Opinión
Un viaje en tren
Estación de Sahagún, en la provincia de León. Una estación dejada de la mano de Dios y de la Renfe. No hay lavabo, la ventanilla está cerrada, los billetes los despacha una máquina apostada en una esquina de la sala de espera y las entradas y salidas de los trenes las proclama por el aire una voz ausente y enlatada, ajena a cualquier vicisitud y circunstancia.
Una estación que, lo mismo que la comarca a la que pertenece, la Tierra de Campos, en las provincias de Palencia, León, Valladolid y Zamora, es emblema y paradigma de la España vaciada. Vaciada no a la fuerza, pero sí de forma solapada, con astucia y cautela, las artimañas del tahúr. A los pueblos, ya de por sí dolorosamente despoblados, se les priva de los servicios básicos porque, dicen los que mandan, no resulta rentable mantenerlos para tan escasa población. Les quitan los médicos porque hay pocos enfermos, les cierran las escuelas porque hay pocos niños, les clausuran las sucursales bancarias porque hay pocos clientes, les abandonan las estaciones y las carreteras porque hay pocos viajeros. ¡Los señores Cayo de estos pueblos deberían callarles la boca, a los políticos y mandamases, cuando en las campañas electorales vienen por aquí a disputar su voto!
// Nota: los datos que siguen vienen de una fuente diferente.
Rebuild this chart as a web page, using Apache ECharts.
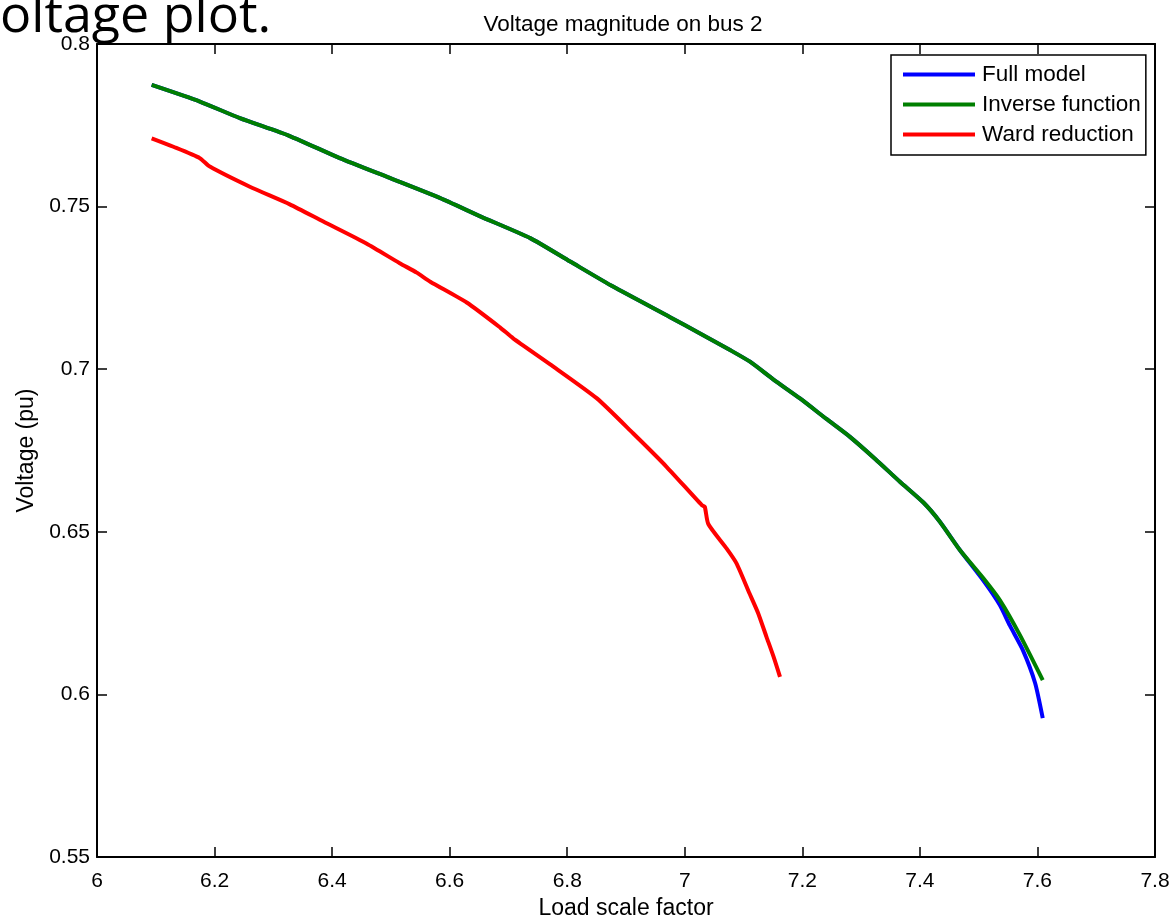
<!DOCTYPE html>
<html>
<head>
<meta charset="utf-8">
<script src="https://cdn.jsdelivr.net/npm/echarts@6/dist/echarts.min.js"></script>
<style>
  html, body { margin: 0; padding: 0; background: #fff; }
  #chart { width: 1174px; height: 919px; }
</style>
</head>
<body>
<div id="chart"></div>
<script>
// 数据
var fullX = [6.093, 6.175, 6.243, 6.328, 6.413, 6.498, 6.584, 6.652, 6.737, 6.805, 6.878, 6.975, 7.026, 7.077, 7.111, 7.151, 7.196, 7.241, 7.281, 7.324, 7.366, 7.406, 7.434, 7.468, 7.508, 7.536, 7.553, 7.575, 7.596, 7.609];
var fullY = [0.7874, 0.7823, 0.7772, 0.7717, 0.7649, 0.7588, 0.7526, 0.7470, 0.7403, 0.7331, 0.7254, 0.7160, 0.7110, 0.7059, 0.7023, 0.6968, 0.6910, 0.6847, 0.6792, 0.6724, 0.6654, 0.6590, 0.6531, 0.6444, 0.6350, 0.6275, 0.6212, 0.6137, 0.6035, 0.5927];
var invX = [6.093, 6.175, 6.243, 6.328, 6.413, 6.498, 6.584, 6.652, 6.737, 6.805, 6.878, 6.975, 7.026, 7.077, 7.111, 7.151, 7.196, 7.241, 7.281, 7.324, 7.366, 7.406, 7.434, 7.468, 7.508, 7.536, 7.570, 7.609];
var invY = [0.7874, 0.7823, 0.7772, 0.7717, 0.7649, 0.7588, 0.7526, 0.7470, 0.7403, 0.7331, 0.7254, 0.7160, 0.7110, 0.7059, 0.7023, 0.6968, 0.6910, 0.6847, 0.6792, 0.6724, 0.6654, 0.6590, 0.6531, 0.6444, 0.6357, 0.6290, 0.6183, 0.6044];
var wardX = [6.093, 6.130, 6.175, 6.192, 6.260, 6.328, 6.385, 6.459, 6.515, 6.544, 6.567, 6.629, 6.686, 6.708, 6.771, 6.850, 6.912, 6.969, 7.029, 7.034, 7.040, 7.071, 7.088, 7.110, 7.125, 7.139, 7.151, 7.162];
var wardY = [0.7710, 0.7684, 0.7649, 0.7623, 0.7561, 0.7507, 0.7454, 0.7386, 0.7326, 0.7297, 0.7269, 0.7205, 0.7128, 0.7095, 0.7015, 0.6911, 0.6803, 0.6700, 0.6582, 0.6577, 0.6524, 0.6449, 0.6403, 0.6311, 0.6249, 0.6177, 0.6116, 0.6054];
var names = ['Full model', 'Inverse function', 'Ward reduction'];
var colors = ['#0000ff', '#007f00', '#ff0000'];

function pairs(xs, ys) {
    var out = [];
    for (var i = 0; i < xs.length; i++) {
        out.push([xs[i], ys[i]]);
    }
    return out;
}

var myChart = echarts.init(document.getElementById('chart'));
var font = 'Liberation Sans, Arial, sans-serif';

var xBase = { type: 'value', min: 6, max: 7.8, interval: 0.2, splitLine: { show: false } };
var yBase = { type: 'value', min: 0.55, max: 0.8, interval: 0.05, splitLine: { show: false } };
var axisLine = { show: true, onZero: false, lineStyle: { color: '#000', width: 2 } };
var tick = { show: true, inside: true, length: 10, lineStyle: { color: '#000', width: 1.5 } };

function lineSeries(i, data) {
    return {
        name: names[i], type: 'line', data: data, showSymbol: false,
        smooth: 0.2,
        color: colors[i], lineStyle: { width: 4 }
    };
}

var option = {
    backgroundColor: '#fff',
    animation: false,
    title: {
        text: 'Voltage magnitude on bus 2',
        left: 618,
        textAlign: 'center',
        top: 8,
        textStyle: { fontFamily: font, fontSize: 22.5, fontWeight: 'normal', color: '#000' }
    },
    graphic: [{
        type: 'text',
        left: 0,
        top: -9,
        style: { text: 'oltage plot.', fontFamily: 'Open Sans, sans-serif', fontSize: 52, fill: '#000' }
    }],
    legend: {
        orient: 'vertical',
        left: 891,
        top: 55,
        padding: [8, 5, 9, 12],
        itemGap: 7,
        itemWidth: 72,
        itemHeight: 4,
        icon: 'rect',
        borderColor: '#000',
        borderWidth: 1.5,
        backgroundColor: '#fff',
        textStyle: { fontFamily: font, fontSize: 22.5, color: '#000', lineHeight: 22, padding: [0, 0, 0, 2] },
        data: names
    },
    grid: { left: 97, right: 19, top: 44, bottom: 62, containLabel: false, outerBoundsMode: 'none' },
    xAxis: [
        Object.assign({}, xBase, {
            position: 'bottom',
            name: 'Load scale factor',
            nameLocation: 'middle',
            nameGap: 40,
            nameTextStyle: { fontFamily: font, fontSize: 23, color: '#000' },
            axisLine: axisLine,
            axisTick: tick,
            axisLabel: { margin: 14, fontFamily: font, fontSize: 21, color: '#000' }
        }),
        Object.assign({}, xBase, {
            position: 'top',
            axisLine: axisLine,
            axisTick: tick,
            axisLabel: { show: false }
        })
    ],
    yAxis: [
        Object.assign({}, yBase, {
            position: 'left',
            name: 'Voltage (pu)',
            nameLocation: 'middle',
            nameGap: 58,
            nameTextStyle: { fontFamily: font, fontSize: 23, color: '#000' },
            axisLine: axisLine,
            axisTick: tick,
            axisLabel: { margin: 7, fontFamily: font, fontSize: 21, color: '#000' }
        }),
        Object.assign({}, yBase, {
            position: 'right',
            axisLine: axisLine,
            axisTick: tick,
            axisLabel: { show: false }
        })
    ],
    series: [
        lineSeries(0, pairs(fullX, fullY)),
        lineSeries(1, pairs(invX, invY)),
        lineSeries(2, pairs(wardX, wardY))
    ]
};
myChart.setOption(option);
</script>
</body>
</html>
El tren Alvia que enlaza diariamente Galicia y León con Barcelona llega a la estación de Sahagún con cincuenta minutos de retraso. Luego, como aviso, antes de Zaragoza, y en medio de la nada, el convoy se detiene sin motivo aparente. Más tarde, ya en la estación de Lérida, vuelve a hacer lo mismo, y los viajeros permanecen en sus asientos durante más de media hora sin que nadie les informe de ningún percance. Por la megafonía se les autoriza al fin a bajar de los vagones, y al cabo de un rato corre la voz de que deben embarcar en un tren que se halla parado en otra vía. La hora de llegada a Barcelona que consta en los billetes es las 9,35 de la noche y los relojes marcan ya más de las once.
Se las prometen muy felices tras subirse en tromba al tren señalado, pero dura muy poco la alegría, pues han de desalojarle sin tardanza y volver al andén, saltando cada cual como puede las vías. Renace allí entonces la angustia ansiosa de la espera, que va en aumento hasta que se les comunica la buena nueva de que serán recolocados en el Ave procedente de Madrid. También este trae un retraso de 45 minutos, un dato insignificante para los momentáneamente esperanzados viajeros del Alvia. Si es lo normal, pasa cada día, aseguran los más resignados que tratan de consolar a los afligidos.
En la estación de Sants, a la que llegan a las 0,35 de la madrugada, les aguarda otro sobresalto: el barrio está en fiestas, las calles adyacentes bullen de gentío y alboroto, el metro y los autobuses ya no funcionan, en el Camp Nou ha habido un partido de fútbol al que han acudido más de noventa mil espectadores y los taxis se han ido todos para allá. Así va todo, de mal en peor, corroboran los que se las dan de más experimentados.